Written exercise: In the records below, work out how many lines hold the word "this". Report the number alone.

..............................

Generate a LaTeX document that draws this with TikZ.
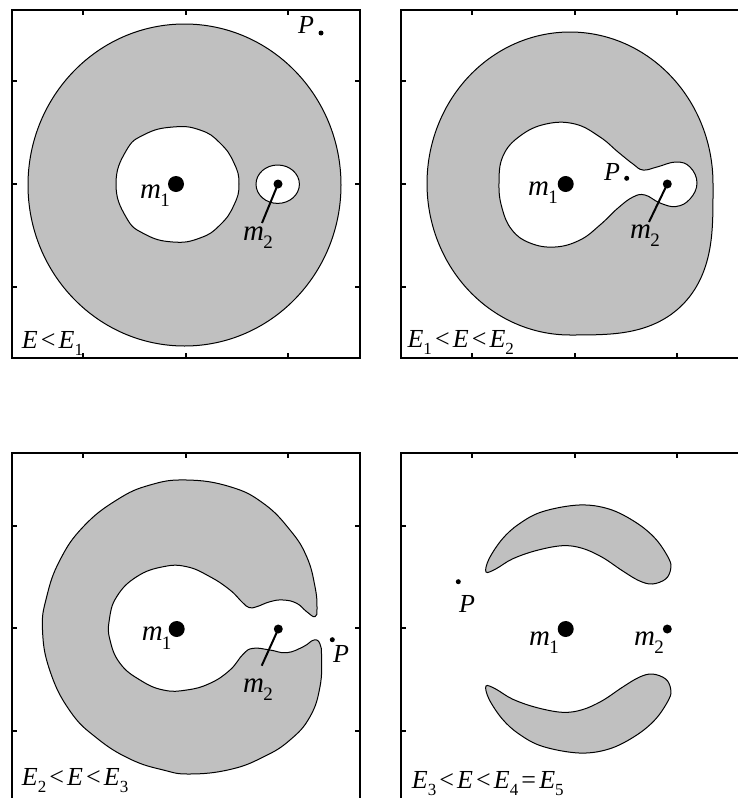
\documentclass[tikz,border=0pt]{standalone}
\usepackage{fontspec}
\setmainfont{Liberation Serif}
\definecolor{hill}{RGB}{192,192,192}
\newcommand\lsub[1]{\kern-0.03em\raisebox{-0.3em}{\fontsize{19}{19}\selectfont #1}}
\newcommand\esub[1]{\raisebox{-0.28em}{\fontsize{17}{17}\selectfont #1}}
\newcommand\rl[1]{\hspace{0.12em}#1\hspace{0.12em}}
\tikzset{
  panelbox/.style={line width=2pt},
  tickmark/.style={line width=1.4pt},
  hillc/.style={fill=hill, draw=black, line width=1pt},
  holec/.style={fill=white, draw=black, line width=1pt},
  mass/.style={circle, fill=black, inner sep=0pt},
  lab/.style={inner sep=0pt, anchor=base west, font=\fontsize{29}{29}\selectfont},
  plab/.style={inner sep=0pt, anchor=base west, font=\fontsize{26}{26}\selectfont},
  elab/.style={inner sep=0pt, anchor=base west, font=\fontsize{26}{26}\selectfont},
  stick/.style={line width=2pt},
}
\begin{document}
\begin{tikzpicture}[x=1pt, y=-1pt]
\fill[white] (0,0) rectangle (738,798);
\useasboundingbox (0,0) rectangle (738,798);
\clip (0,0) rectangle (738,798);

% ---------------- Panel 1 (top left) ----------------
\draw[hillc] (184.5,185) ellipse [x radius=156.5pt, y radius=161pt];
\draw[holec] plot[smooth cycle, tension=0.8] coordinates {
  (116,184) (126,151) (144.5,134.5) (173,127) (200,130) (220,143) (234,163) (239,184)
  (234,205) (220,225) (200,238) (173,242) (144.5,234) (126,217)};
\draw[holec] (277.7,184.2) ellipse [x radius=21.7pt, y radius=19.2pt];
\node[mass, minimum size=16pt] (m1a) at (176,184) {};
\node[mass, minimum size=9pt] (m2a) at (278,184) {};
\node[mass, minimum size=5pt] (pa) at (321,33) {};
\node[lab] (l1a) at (140,198) {\textit{m}\lsub{1}};
\node[lab] (l2a) at (243,240) {\textit{m}\lsub{2}};
\node[plab] (lpa) at (298,33) {\textit{P}};
\coordinate (c2a) at (262,223);
\draw[stick] (m2a.center) -- (c2a);
\node[elab] (ea) at (21.7,348) {\textit{E}\rl{<}\textit{E}\esub{1}};
\draw[panelbox] (12,10) rectangle (360,358);
\foreach \x in {83,186,288} {\draw[tickmark] (\x,10) -- (\x,15); \draw[tickmark] (\x,358) -- (\x,353);}
\foreach \y in {81,184,287} {\draw[tickmark] (12,\y) -- (17,\y); \draw[tickmark] (360,\y) -- (355,\y);}

% ---------------- Panel 2 (top right) ----------------
\draw[hillc] plot[domain=0:357, samples=120, smooth cycle]
  ({570+(143+72*max(0,0-sin(\x))*max(0,cos(\x))*max(0,0-sin(\x))*max(0,cos(\x)))*cos(\x)},
   {183.5-(151.5+72*max(0,0-sin(\x))*max(0,cos(\x))*max(0,0-sin(\x))*max(0,cos(\x)))*sin(\x)});
\draw[holec] plot[smooth cycle, tension=0.7] coordinates {
  (499,183) (503,156) (520,136) (546,124) (575,124) (600,137) (618,152) (633,164)
  (643,170) (657,167) (676,162) (690,167) (697,183) (690,199) (676,206.5) (660,203)
  (645,195) (633,197) (618,208) (600,225) (580,240) (555,247) (530,243) (512,230)
  (502,208)};
\node[mass, minimum size=16pt] (m1b) at (565.7,184) {};
\node[mass, minimum size=9pt] (m2b) at (667.3,184) {};
\node[mass, minimum size=5pt] (pb) at (626.7,178.3) {};
\node[lab] (l1b) at (528,195) {\textit{m}\lsub{1}};
\node[lab] (l2b) at (630,238) {\textit{m}\lsub{2}};
\node[plab] (lpb) at (604,180) {\textit{P}};
\coordinate (c2b) at (649,222);
\draw[stick] (m2b.center) -- (c2b);
\node[elab] (eb) at (407.3,347) {\textit{E}\esub{1}\rl{<}\textit{E}\rl{<}\textit{E}\esub{2}};
\draw[panelbox] (401,10) rectangle (749,358);
\foreach \x in {472,575,677} {\draw[tickmark] (\x,10) -- (\x,15); \draw[tickmark] (\x,358) -- (\x,353);}
\foreach \y in {81,184,287} {\draw[tickmark] (401,\y) -- (406,\y);}

% ---------------- Panel 3 (bottom left) ----------------
\draw[hillc] plot[smooth cycle, tension=0.75] coordinates {
  (186.7,480) (230,486.7) (263.3,503.3) (290,530) (306.7,556.7) (315,586.7) (317,608)
  (315,616.7) (306.7,611.7) (296.7,603.3) (283.3,600) (270,601.7) (256.7,606.7)
  (249,607.5) (242,602) (230,590) (210,576.7) (186.7,566.7) (163.3,566.7) (136.7,576.7)
  (116.7,596.7) (109.3,620) (110,640) (120,663.3) (140,680) (163.3,690) (186.7,690)
  (210,683.3) (230,670) (243.3,654) (253.3,648.3) (270,650) (286.7,652.7) (303.3,646.7)
  (314,640) (320,644) (321.5,657) (320,686.7) (310,716.7) (290,740) (263.3,757)
  (230,769.5) (190,774) (163.3,770) (130,759) (96.7,738) (70,711) (50,671) (42.5,630)
  (46.7,596.7) (60,560) (83.3,526.7) (116.7,500) (150,485)};
\node[mass, minimum size=16pt] (m1c) at (176.7,629) {};
\node[mass, minimum size=9pt] (m2c) at (278.3,629) {};
\node[mass, minimum size=5pt] (pc) at (332.3,639.7) {};
\node[lab] (l1c) at (141.7,640.7) {\textit{m}\lsub{1}};
\node[lab] (l2c) at (243,692) {\textit{m}\lsub{2}};
\node[plab] (lpc) at (333,662) {\textit{P}};
\coordinate (c2c) at (261.7,665.7);
\draw[stick] (m2c.center) -- (c2c);
\node[elab] (ec) at (21.7,785) {\textit{E}\esub{2}\rl{<}\textit{E}\rl{<}\textit{E}\esub{3}};
\draw[panelbox] (12,453) rectangle (360,801);
\foreach \x in {83,186,288} {\draw[tickmark] (\x,453) -- (\x,458);}
\foreach \y in {526,628,731} {\draw[tickmark] (12,\y) -- (17,\y); \draw[tickmark] (360,\y) -- (355,\y);}

% ---------------- Panel 4 (bottom right) ----------------
\draw[hillc] plot[smooth cycle, tension=0.6] coordinates {
  (486,572) (489,559) (502.3,539) (519,524) (542.3,511.7) (579,505) (609,509)
  (635.7,522.3) (655.7,539) (669,559) (670.7,569) (665.7,579) (652.3,584) (639,580.7)
  (622.3,570.7) (602.3,557.3) (582.3,548.3) (562.3,545.7) (535.7,550.7) (512.3,559)
  (495.7,569)};
\draw[hillc] plot[smooth cycle, tension=0.6] coordinates {
  (486,686) (489,699) (502.3,719) (519,734) (542.3,746.3) (579,753) (609,749)
  (635.7,735.7) (655.7,719) (669,699) (670.7,689) (665.7,679) (652.3,674) (639,677.3)
  (622.3,687.3) (602.3,700.7) (582.3,709.7) (562.3,712.3) (535.7,707.3) (512.3,699)
  (495.7,689)};
\node[mass, minimum size=16pt] (m1d) at (565.7,629) {};
\node[mass, minimum size=9pt] (m2d) at (667.3,629) {};
\node[mass, minimum size=5pt] (pd) at (458.3,581.7) {};
\node[lab] (l1d) at (529,645) {\textit{m}\lsub{1}};
\node[lab] (l2d) at (634,645) {\textit{m}\lsub{2}};
\node[plab] (lpd) at (459,612) {\textit{P}};
\node[elab] (ed) at (411.7,788) {\textit{E}\esub{3}\rl{<}\textit{E}\rl{<}\textit{E}\esub{4}\rl{=}\textit{E}\esub{5}};
\draw[panelbox] (401,453) rectangle (749,801);
\foreach \x in {472,575,677} {\draw[tickmark] (\x,453) -- (\x,458);}
\foreach \y in {526,628,731} {\draw[tickmark] (401,\y) -- (406,\y);}
\end{tikzpicture}
\end{document}
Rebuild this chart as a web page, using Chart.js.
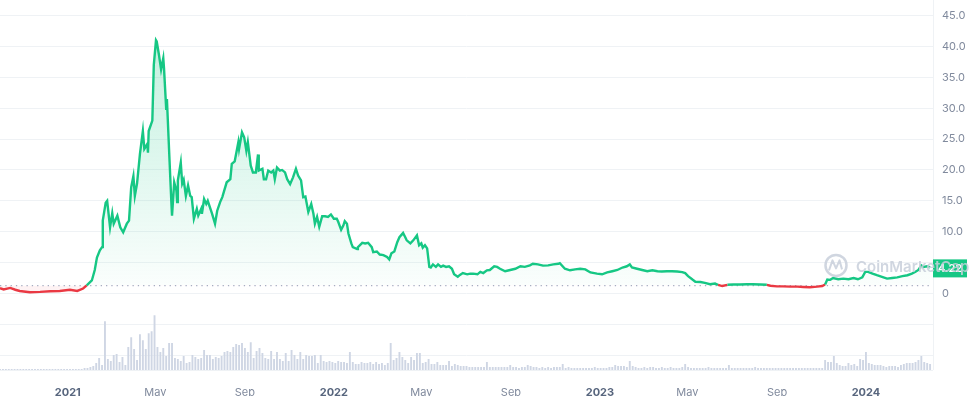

..............................

Solution to the problem: 2